Photo: Flickr/Fibonacci Blue

President Obama addressed the issue of soaring costs of higher education last month in a speech at the University of Michigan that drew cheers from students in attendance. However, if the students had taken a moment to consider the implications of his proposals, they may have reacted very differently.

Under his plan, the federal government would aim to slow tuition growth by conditioning the amount of federal campus-based aid to colleges. He proposes giving $1 billion to states that curb education costs and expanding the Perkins loan program from $1 billion to $8 billion. He further suggests a “college scorecard” for every institution to compare them on metrics like tuition, graduation rate and earnings upon graduation.

This proposal falls short. For one thing, increased federal involvement would tend to exacerbate the problem, as Heritage Foundation scholar Stuart Butler explains:

Moreover, the extensive and expensive system of federal aid for college has actually exacerbated increases in the total cost of college. This is because colleges can boost tuition when such assistance enables students to offset part of their costs. To be sure, better-targeted student aid can help specific groups of students afford college, but increasing total aid, as the President proposes, will tend to increase—not decrease—the sticker price of college.

The scorecard concept is also wanting. The private sector has already developed a robust system of scorecards (i.e. U.S. News & World Report, Forbes) which are perpetually improving their methodologies. Imposing a one-size-fits-all federal scorecard fails to address the challenges in measuring quality and value for money in education across schools and across the preferences and goals of  prospective students.

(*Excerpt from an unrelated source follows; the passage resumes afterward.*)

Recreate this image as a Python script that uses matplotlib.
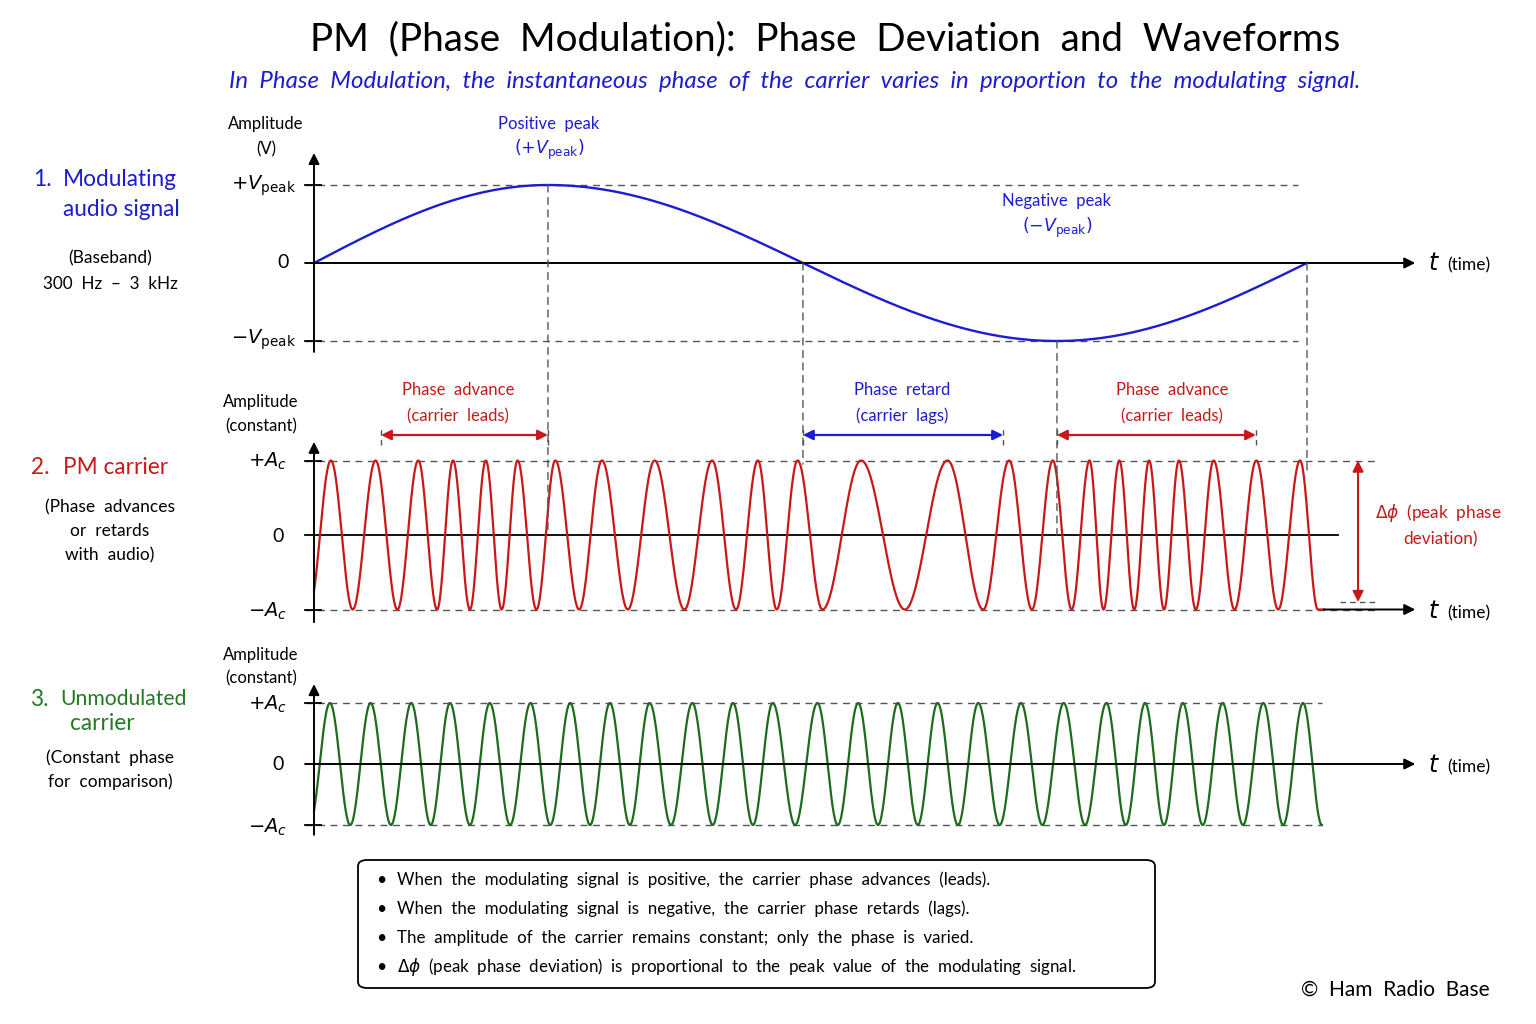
import numpy as np
import matplotlib
matplotlib.use("Agg")
import matplotlib.pyplot as plt
from matplotlib.patches import FancyBboxPatch, ConnectionPatch

# ---------------- data (time in units of one audio-tone period) ----------------
mod_key_times = [0.0, 0.2356, 0.4924, 0.7482, 1.0]      # 0, +peak, 0, -peak, 0
mod_key_phase = [0.0, 0.25, 0.50, 0.75, 1.0]            # cycles of the audio tone
v_peak = 1.0
a_c = 1.0

pm_peak_times = [0.017, 0.062, 0.105, 0.140, 0.173, 0.205, 0.243, 0.290, 0.343,
                 0.401, 0.447, 0.487, 0.551, 0.638, 0.700, 0.744, 0.781, 0.811,
                 0.841, 0.871, 0.906, 0.949, 0.993]
pm_trough_times = [-0.005, 0.039, 0.084, 0.124, 0.157, 0.189, 0.224, 0.267, 0.316,
                   0.373, 0.425, 0.466, 0.512, 0.595, 0.674, 0.723, 0.763, 0.795,
                   0.826, 0.856, 0.888, 0.927, 0.971, 1.011]
pm_end_time = 1.017

cw_peak_times = [0.016, 0.057, 0.098, 0.137, 0.177, 0.218, 0.258, 0.298, 0.338,
                 0.381, 0.422, 0.462, 0.507, 0.548, 0.588, 0.628, 0.669, 0.712,
                 0.755, 0.798, 0.837, 0.875, 0.915, 0.956, 0.996]
cw_start_trough = -0.0045
cw_end_trough = 1.015

region_top = ["Phase advance", "Phase retard", "Phase advance"]
region_bottom = ["(carrier leads)", "(carrier lags)", "(carrier leads)"]
region_start = [0.0675, 0.4924, 0.7482]
region_end = [0.2356, 0.6939, 0.9486]
region_label_t = [0.145, 0.592, 0.864]

bullets = [
    "When the modulating signal is positive, the carrier phase advances (leads).",
    "When the modulating signal is negative, the carrier phase retards (lags).",
    "The amplitude of the carrier remains constant; only the phase is varied.",
    r"$\Delta\phi$ (peak phase deviation) is proportional to the peak value of the modulating signal.",
]

# ---------------- style ----------------
FONT = "Lato"
plt.rcParams["font.family"] = [FONT, "DejaVu Sans"]
plt.rcParams["mathtext.fontset"] = "dejavusans"
BLUE = "#1c1cd2"
RED = "#c81818"
GREEN = "#1d6b1d"
GREEN_T = "#237a23"
DASH = "#555555"

W, H = 1536, 1024
fig = plt.figure(figsize=(W / 100, H / 100), dpi=100)
fig.patch.set_facecolor("white")

def ftext(x, y, s, size=12, color="black", ha="center", va="center", wide=True, **kw):
    if wide:
        s = s.replace(" ", "  ")   # wide word spacing like the reference
    fig.text(x / W, 1 - y / H, s, fontsize=size, color=color, ha=ha, va=va, **kw)

T0, T1 = 314, 1307
SC = T1 - T0
XL = (-T0 / SC, (W - T0) / SC)

def panel(y0, amp, top, bot):
    ax = fig.add_axes([0, 1 - bot / H, 1, (bot - top) / H])
    ax.set_xlim(*XL)
    ax.set_ylim(-(bot - y0) / amp, (y0 - top) / amp)
    ax.axis("off")
    return ax

ax1 = panel(263, 78, 100, 380)
ax2 = panel(535, 74.5, 380, 640)
ax3 = panel(764, 61, 640, 850)

def yaxis(ax, lo, hi):
    ax.annotate("", xy=(0, hi), xytext=(0, lo),
                arrowprops=dict(arrowstyle="-|>", lw=1.4, color="black",
                                mutation_scale=16, shrinkA=0, shrinkB=0))

def xarrow(ax, x0, x1, y):
    ax.annotate("", xy=(x1, y), xytext=(x0, y),
                arrowprops=dict(arrowstyle="-|>", lw=1.4, color="black",
                                mutation_scale=16, shrinkA=0, shrinkB=0))

def ticks(ax, levels):
    for lv in levels:
        ax.plot([-0.009, 0.007], [lv, lv], color="black", lw=1.3)

# ---------- panel 1: modulating signal ----------
t = np.linspace(0, 1, 2000)
mod = v_peak * np.sin(2 * np.pi * np.interp(t, mod_key_times, mod_key_phase))
for lv in (v_peak, -v_peak):
    ax1.plot([-0.009, 0.991], [lv, lv], ls=(0, (5, 4)), color=DASH, lw=1.0)
ax1.plot(t, mod, color=BLUE, lw=1.7, zorder=3)
xarrow(ax1, -0.009, 1.109, 0)
yaxis(ax1, -1.14, 1.41)
ticks(ax1, [v_peak, -v_peak])

# ---------- panel 2: PM carrier ----------
pm_times = sorted(pm_peak_times + pm_trough_times)
pm_phase = np.arange(len(pm_times)) * 0.5 - 0.5
t2 = np.linspace(0, pm_end_time, 6000)
pm = a_c * np.cos(2 * np.pi * np.interp(t2, pm_times, pm_phase))
for lv in (a_c, -a_c):
    ax2.plot([-0.009, 1.0715], [lv, lv], ls=(0, (5, 4)), color=DASH, lw=1.0)
ax2.plot([-0.009, 1.031], [0, 0], color="black", lw=1.3)
ax2.plot(t2, pm, color=RED, lw=1.6, zorder=3)
xarrow(ax2, pm_end_time, 1.109, -a_c)
yaxis(ax2, -1.17, 1.25)
ticks(ax2, [a_c, -a_c])

# delta-phi arrow
ax2.plot([1.033, 1.0715], [-0.9, -0.9], ls=(0, (4, 3)), color=DASH, lw=1.0)
ax2.annotate("", xy=(1.0514, -0.9), xytext=(1.0514, a_c),
             arrowprops=dict(arrowstyle="<|-|>", lw=1.5, color=RED,
                             mutation_scale=16, shrinkA=0, shrinkB=0))

# region arrows
arrow_y = (535 - 435) / 74.5
for i, (s, e) in enumerate(zip(region_start, region_end)):
    c = BLUE if "retard" in region_top[i] else RED
    ax2.annotate("", xy=(e, arrow_y), xytext=(s, arrow_y),
                 arrowprops=dict(arrowstyle="<|-|>", lw=1.6, color=c,
                                 mutation_scale=15, shrinkA=0, shrinkB=0))
    for xe in (s, e):
        ax2.plot([xe, xe], [arrow_y - 0.14, arrow_y + 0.1], ls=(0, (4, 3)),
                 color=DASH, lw=1.0)

# ---------- panel 3: unmodulated carrier ----------
cw_times = [cw_start_trough] + cw_peak_times + [cw_end_trough]
cw_phase = [-0.5] + list(range(len(cw_peak_times))) + [len(cw_peak_times) - 0.5]
t3 = np.linspace(0, cw_end_trough, 6000)
cw = a_c * np.cos(2 * np.pi * np.interp(t3, cw_times, cw_phase))
for lv in (a_c, -a_c):
    ax3.plot([-0.009, 1.015], [lv, lv], ls=(0, (5, 4)), color=DASH, lw=1.0)
ax3.plot(t3, cw, color=GREEN, lw=1.6, zorder=3)
xarrow(ax3, -0.009, 1.109, 0)
yaxis(ax3, -1.16, 1.31)
ticks(ax3, [a_c, -a_c])

# ---------- vertical dashed guides between panels ----------
guides = [(mod_key_times[1], v_peak, 0.0),
          (mod_key_times[2], 0.0, 0.95),
          (mod_key_times[3], -v_peak, 0.0),
          (mod_key_times[4], 0.0, 0.85)]
for tx, ya, yb in guides:
    cp = ConnectionPatch(xyA=(tx, ya), coordsA=ax1.transData,
                         xyB=(tx, yb), coordsB=ax2.transData,
                         ls=(0, (5, 4)), color=DASH, lw=1.0)
    fig.add_artist(cp)

# ---------------- texts ----------------
ftext(825, 39, "PM (Phase Modulation): Phase Deviation and Waveforms", size=27.8)
ftext(795, 82, "In Phase Modulation, the instantaneous phase of the carrier varies "
      "in proportion to the modulating signal.", size=17.3, color=BLUE, style="italic")

# panel 1 labels
ftext(266, 124, "Amplitude", size=12)
ftext(266, 149, "(V)", size=12)
ftext(296, 186, r"$+V_{\rm peak}$", size=14, ha="right")
ftext(283, 263, "0", size=14)
ftext(296, 340, r"$-V_{\rm peak}$", size=14, ha="right")
ftext(549, 124, "Positive peak", size=12, color=BLUE)
ftext(549, 150, r"$(+V_{\rm peak})$", size=12.5, color=BLUE)
ftext(1057, 201, "Negative peak", size=12, color=BLUE)
ftext(1057, 228, r"$(-V_{\rm peak})$", size=12.5, color=BLUE)

def tlabel(y):
    ftext(1428, y - 2, r"$t$", size=17, ha="left")
    ftext(1447, y, "(time)", size=12.5, ha="left")

tlabel(265)
tlabel(613)
tlabel(767)

# panel 2 labels
ftext(261, 402, "Amplitude", size=12)
ftext(261, 426, "(constant)", size=12)
ftext(287, 461, r"$+A_c$", size=14, ha="right")
ftext(278, 536, "0", size=14)
ftext(287, 611, r"$-A_c$", size=14, ha="right")
for i, tl in enumerate(region_label_t):
    c = BLUE if "retard" in region_top[i] else RED
    xm = T0 + SC * tl
    ftext(xm, 390, region_top[i], size=12, color=c)
    ftext(xm, 416, region_bottom[i], size=12, color=c)
ftext(1438, 513, r"$\Delta\phi$ (peak phase", size=12.3, color=RED)
ftext(1440, 539, "deviation)", size=12.3, color=RED)

# panel 3 labels
ftext(261, 655, "Amplitude", size=12)
ftext(261, 678, "(constant)", size=12)
ftext(287, 704, r"$+A_c$", size=14, ha="right")
ftext(278, 764, "0", size=14)
ftext(287, 827, r"$-A_c$", size=14, ha="right")

# left side labels
ftext(33, 180, "1.", size=16.3, color=BLUE, ha="left")
ftext(63, 180, "Modulating", size=16.3, color=BLUE, ha="left")
ftext(63, 210, "audio signal", size=16.3, color=BLUE, ha="left", wide=False)
ftext(110, 258, "(Baseband)", size=12.5)
ftext(110, 284, "300 Hz \u2013 3 kHz", size=12.3)

ftext(31, 467, "2.", size=16.3, color=RED, ha="left")
ftext(63, 467, "PM carrier", size=16.3, color=RED, ha="left", wide=False)
ftext(110, 507, "(Phase advances", size=12.5)
ftext(110, 531, "or retards", size=12.5)
ftext(110, 555, "with audio)", size=12.5)

ftext(30, 699, "3.", size=16.3, color=GREEN_T, ha="left")
ftext(60, 699, "Unmodulated", size=15.2, color=GREEN_T, ha="left")
ftext(102, 724, "carrier", size=16.3, color=GREEN_T)
ftext(110, 758, "(Constant phase", size=12.5)
ftext(110, 782, "for comparison)", size=12.5)

# bottom note box
box = FancyBboxPatch((358 / W, 1 - 988 / H), (1155 - 358) / W, (988 - 860) / H,
                     boxstyle="round,pad=0,rounding_size=0.006",
                     transform=fig.transFigure, fc="white", ec="black", lw=1.3)
fig.patches.append(box)
for i, b in enumerate(bullets):
    y = 880 + 29 * i
    ftext(381, y, "\u2022", size=12.5, ha="center")
    ftext(397, y, b, size=12.2, ha="left")

ftext(1490, 990, "\u00a9 Ham Radio Base", size=15, ha="right")

fig.savefig("out.png", dpi=100, facecolor="white")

There is a better way. For example, instead of subsidizing college loans, the government could reform the federal tax code to remove the double taxation of savings for college. The tax reforms included in our Saving the American Dream plan move in this direction.

Butler concludes by arguing that “higher education appears to be on the brink of fundamental change” as disruptive new types of schools enter the marketplace:

The real antidote to tuition hikes at traditional public and private colleges is emerging competition from colleges that are pioneering new business models, online education, and other technologies that dramatically cut costs. The best way for Washington to foster this competition is to make sure that accreditation requirements and other regulations are loosened. And the best way to ease the student debt problem for future students is through tax reform that encourages saving.

How do you propose the higher education costs could be fixed?

Comments (1)

Sanford Reed - February 6, 2012

When examing the costs of college, is the research strictly discussing state colleges? I would assume so. The private schools and universities are running more of a business model and I would think are on their own economic agenda. I would like to know the affordability index change in state colleges since their inauguration.